Archbishop José Ríos Reynoso of Arequipa, Peru, in a note sent to ZENIT, said: “We believe that it is not possible to accept passively such a grave attack against authentic marriage and the painful consequences and sufferings for families. It is necessary, therefore, to defend the historical and moral heritage,” which is affected by this law.

“The reasons to reject this law are not against homosexuals, who insofar as human beings have the same rights as the rest of people,” he said. “What we wish to do is to defend the anthropological and social reality of the union of man and woman, in its specificity and in its irreplaceable value for the common good.”

Bishop Catalino Claudio Giménez Medina of Caacupe, president of the Paraguayan episcopate, told Fides: “For the sole desire to appear as a nation in the vanguard, trampling on fundamental principles, the Spanish government has approved a law that legalizes the so-called marriage of homosexual couples.
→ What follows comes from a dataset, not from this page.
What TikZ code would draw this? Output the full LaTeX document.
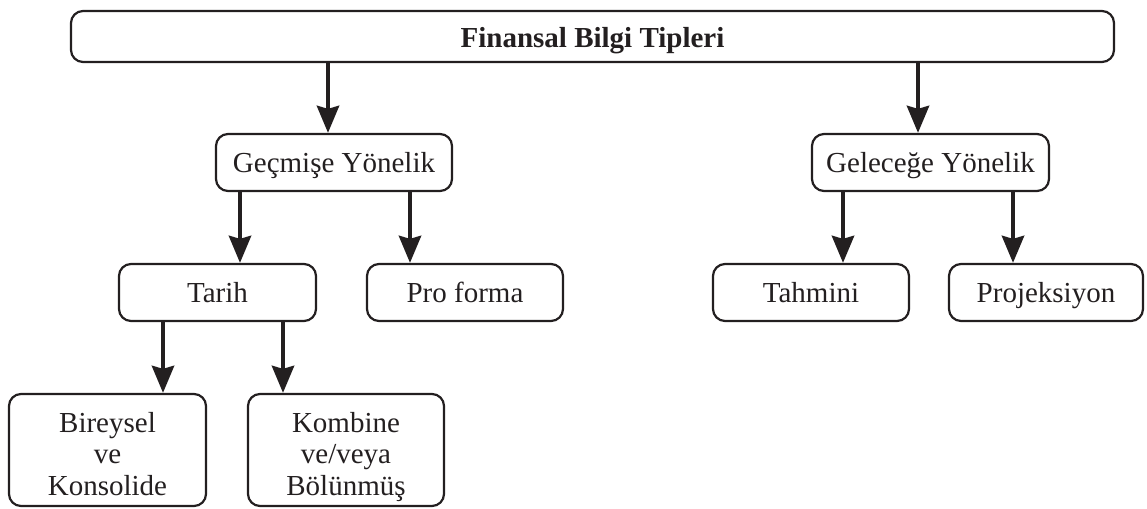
\documentclass[tikz,border=0pt]{standalone}
\usepackage{fontspec}
\setmainfont{Liberation Serif}
\usetikzlibrary{arrows.meta,positioning}
\definecolor{ink}{RGB}{35,31,32}

\begin{document}
\begin{tikzpicture}[
    x=1pt, y=-1pt,
    box/.style={draw=ink, line width=2.2pt, rounded corners=12pt, inner sep=0pt, align=center,
      minimum height=57pt, text height=20pt, text depth=0pt, font=\fontsize{29}{31.5}\selectfont, text=ink},
    tallbox/.style={box, minimum height=112pt, text height=90pt, text depth=0pt},
    arr/.style={draw=ink, line width=4.6pt, -{Stealth[length=27pt, width=22pt, inset=3pt]}},
  ]
  \useasboundingbox (0,0) rectangle (1147,508);
  % Boxes
  \node[box, minimum width=1043pt, minimum height=51pt, text height=22pt, font=\fontsize{29}{31.5}\selectfont\bfseries] (tipler) at (592.5,36.5) {Finansal Bilgi Tipleri};
  \node[box, minimum width=236pt] (gecmis) at (334,162.5) {Geçmişe Yönelik};
  \node[box, minimum width=237pt] (gelecek) at (930.5,162.5) {Geleceğe Yönelik};
  \node[box, minimum width=197pt] (tarih) at (217.5,292.5) {Tarih};
  \node[box, minimum width=196pt] (proforma) at (465,292.5) {Pro forma};
  \node[box, minimum width=196pt] (tahmini) at (811,292.5) {Tahmini};
  \node[box, minimum width=194pt] (projeksiyon) at (1046,292.5) {Projeksiyon};
  \node[tallbox, minimum width=197pt] (bireysel) at (107.5,450) {Bireysel\\ve\\Konsolide};
  \node[tallbox, minimum width=196pt] (kombine) at (346,450) {Kombine\\ve/veya\\Bölünmüş};

  % Arrows
  \draw[arr] ([xshift=-6]gecmis.north |- tipler.south) -- ([xshift=-6]gecmis.north);
  \draw[arr] ([xshift=-12.5]gelecek.north |- tipler.south) -- ([xshift=-12.5]gelecek.north);
  \draw[arr] ([xshift=22.5]tarih.north |- gecmis.south) -- ([xshift=22.5]tarih.north);
  \draw[arr] ([xshift=-55]proforma.north |- gecmis.south) -- ([xshift=-55]proforma.north);
  \draw[arr] ([xshift=32]tahmini.north |- gelecek.south) -- ([xshift=32]tahmini.north);
  \draw[arr] ([xshift=-33]projeksiyon.north |- gelecek.south) -- ([xshift=-33]projeksiyon.north);
  \draw[arr] ([xshift=55.5]bireysel.north |- tarih.south) -- ([xshift=55.5]bireysel.north);
  \draw[arr] ([xshift=-63]kombine.north |- tarih.south) -- ([xshift=-63]kombine.north);
\end{tikzpicture}
\end{document}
“This is no more than the aberration of a society without objectives and horizons, which causes profound confusion, the fruit of an age that shows itself ever more decadent.”

Step backward

Archbishop John Baptist Odama of Gulu, Uganda, in statements to Fides, said: “I hope that other countries will not follow Spain’s example. Europe seems to be losing its soul and to be prey to a relativism without ethics.”

Archbishop Theodore Adrien Sarr of Dakar, president of the Senegalese episcopate, lamented: “This law is a step backward, not a step forward, in human civilization, because it goes against the natural law.

“Africans of all religious creeds have been profoundly astonished by this law, because the natural law is rooted in our continent’s culture.”

Fides, the Holy See’s missionary news agency, also reported the statements of Father Donald De Souza, secretary-general and spokesman of the Indian episcopate.

“The Church in India expresses its disconcert over the approval of the law that legitimizes homosexual ‘marriage’ in Spain,” he said. “The Indian episcopal conference expresses its full solidarity with the Spanish bishops in the battle for life and the authentic family which they carry forward.”

Father De Souza stressed that “beyond the Christian religion, ancient Indian traditions see marriage as between man and woman, and would in no way understand marriage between two men or two women.”